Starting at the first line of the data, print each line verbatim up to and including the line bearing "17322, 16201, 12938];", omitting pictures.

====

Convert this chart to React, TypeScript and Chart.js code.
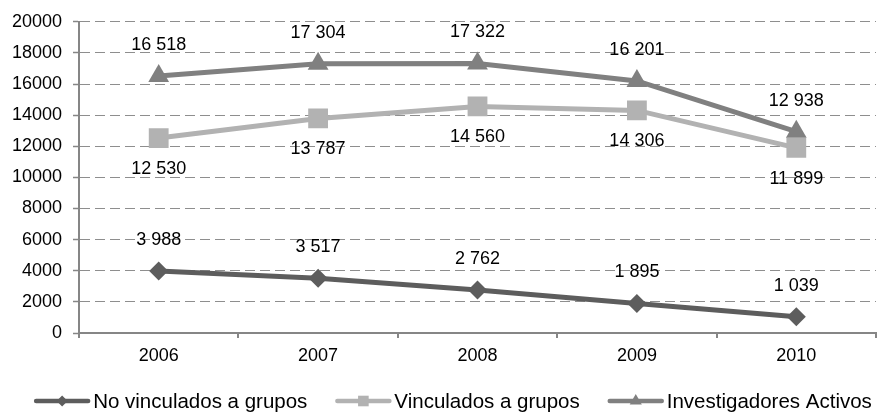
import React, { useEffect, useRef } from "react";
import { Chart, registerables } from "chart.js";
import { drawPoint } from "chart.js/helpers";

Chart.register(...registerables);

// Years on the category axis
const years = ["2006", "2007", "2008", "2009", "2010"];

// Researchers per year
const noVinculados = [3988, 3517, 2762, 1895, 1039];
const vinculados = [12530, 13787, 14560, 14306, 11899];
const investigadoresActivos = [16518, 17304, 17322, 16201, 12938];

// Value axis range
const yMin = 0;
const yMax = 20000;
const yStep = 2000;

const FONT = '"Liberation Sans", Arial, Helvetica, sans-serif';
const AXIS_COLOR = "#868686";
const GRID_COLOR = "#8e8e8e";

type Series = {
  label: string;
  data: number[];
  color: string;
  pointStyle: "rectRot" | "rect" | "triangle";
  radius: number;
  legendRadius: number;
  labelSide: number; // -1 above the point, +1 below
};

const series: Series[] = [
  {
    label: "No vinculados a grupos",
    data: noVinculados,
    color: "#5d5d5d",
    pointStyle: "rectRot",
    radius: 9.5,
    legendRadius: 5.5,
    labelSide: -1,
  },
  {
    label: "Vinculados a grupos",
    data: vinculados,
    color: "#b2b2b2",
    pointStyle: "rect",
    radius: 14,
    legendRadius: 7.5,
    labelSide: 1,
  },
  {
    label: "Investigadores Activos",
    data: investigadoresActivos,
    color: "#808080",
    pointStyle: "triangle",
    radius: 12,
    legendRadius: 7,
    labelSide: -1,
  },
];

const formatValue = (v: number) =>
  String(v).replace(/\B(?=(\d{3})+(?!\d))/g, " ");

// Number written above / below every point
const valueLabels = {
  id: "valueLabels",
  afterDatasetsDraw(chart: any) {
    const ctx = chart.ctx as CanvasRenderingContext2D;
    ctx.save();
    ctx.font = `18px ${FONT}`;
    ctx.fillStyle = "#000000";
    ctx.textAlign = "center";
    ctx.textBaseline = "middle";
    chart.data.datasets.forEach((ds: any, i: number) => {
      const meta = chart.getDatasetMeta(i);
      const side = series[i].labelSide;
      meta.data.forEach((pt: any, j: number) => {
        ctx.fillText(formatValue(ds.data[j]), pt.x, pt.y + side * 31);
      });
    });
    ctx.restore();
  },
};

// Legend row: line sample with its marker, then the series name
const legendRow = {
  id: "legendRow",
  afterDraw(chart: any) {
    const ctx = chart.ctx as CanvasRenderingContext2D;
    const lineW = 56;
    const gap = 3;
    const spacing = 28;
    const cx = 453;
    const cy = 401;
    ctx.save();
    ctx.font = `20.5px ${FONT}`;
    const widths = series.map((s) => ctx.measureText(s.label).width);
    const total =
      widths.reduce((a, w) => a + lineW + gap + w, 0) +
      spacing * (series.length - 1);
    let x = cx - total / 2;
    series.forEach((s, i) => {
      ctx.strokeStyle = s.color;
      ctx.lineWidth = 4.5;
      ctx.lineCap = "round";
      ctx.beginPath();
      ctx.moveTo(x + 2, cy);
      ctx.lineTo(x + lineW - 2, cy);
      ctx.stroke();
      ctx.fillStyle = s.color;
      drawPoint(
        ctx,
        { pointStyle: s.pointStyle, radius: s.legendRadius, rotation: 0, borderWidth: 0 } as any,
        x + lineW / 2,
        cy
      );
      ctx.fillStyle = "#000000";
      ctx.textAlign = "left";
      ctx.textBaseline = "middle";
      ctx.fillText(s.label, x + lineW + gap, cy + 1);
      x += lineW + gap + widths[i] + spacing;
    });
    ctx.restore();
  },
};

export default function App() {
  const canvasRef = useRef<HTMLCanvasElement | null>(null);

  useEffect(() => {
    document.body.style.margin = "0";
    document.body.style.overflow = "hidden";
    const canvas = canvasRef.current;
    if (!canvas) return;
    const chart = new Chart(canvas, {
      type: "line",
      data: {
        labels: years,
        datasets: series.map((s) => ({
          label: s.label,
          data: s.data,
          borderColor: s.color,
          backgroundColor: s.color,
          borderWidth: 5,
          pointStyle: s.pointStyle,
          pointRadius: s.radius,
          pointBackgroundColor: s.color,
          pointBorderColor: s.color,
          pointBorderWidth: 0,
          tension: 0,
          fill: false,
        })),
      },
      options: {
        responsive: false,
        animation: false,
        devicePixelRatio: 1,
        layout: { padding: { top: 19, right: 2, left: 0, bottom: 0 } },
        plugins: {
          legend: { display: false },
          tooltip: { enabled: false },
        },
        scales: {
          x: {
            type: "category",
            offset: true,
            grid: {
              display: true,
              offset: true,
              drawOnChartArea: false,
              drawTicks: true,
              tickLength: 5,
              color: AXIS_COLOR,
              lineWidth: 2,
            },
            border: { display: true, color: AXIS_COLOR, width: 2 },
            ticks: {
              font: { family: FONT, size: 18 },
              color: "#000000",
              padding: 7,
            },
            afterFit: (scale: any) => {
              scale.height = 80;
            },
          },
          y: {
            min: yMin,
            max: yMax,
            ticks: {
              stepSize: yStep,
              font: { family: FONT, size: 18 },
              color: "#000000",
              padding: 11,
              callback: (value: any) => String(value),
            },
            grid: {
              color: GRID_COLOR,
              lineWidth: 1,
              tickLength: 6,
              tickColor: AXIS_COLOR,
              tickWidth: 1.5,
            },
            border: { display: true, color: AXIS_COLOR, width: 2, dash: [10, 5] },
            afterFit: (scale: any) => {
              scale.width = 79;
            },
          },
        },
      },
      plugins: [valueLabels, legendRow],
    });
    return () => chart.destroy();
  }, []);

  return (
    <div style={{ width: 880, height: 413, overflow: "hidden", background: "#ffffff" }}>
      <canvas ref={canvasRef} width={890} height={413} style={{ display: "block" }} />
    </div>
  );
}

====

Finished task ▸
Convert this chart to React, TypeScript and Chart.js code.
import React, { useEffect, useRef } from "react";
import { Chart, registerables } from "chart.js";
import { drawPoint } from "chart.js/helpers";

Chart.register(...registerables);

// Years on the category axis
const years = ["2006", "2007", "2008", "2009", "2010"];

// Researchers per year
const noVinculados = [3988, 3517, 2762, 1895, 1039];
const vinculados = [12530, 13787, 14560, 14306, 11899];
const investigadoresActivos = [16518, 17304, 17322, 16201, 12938];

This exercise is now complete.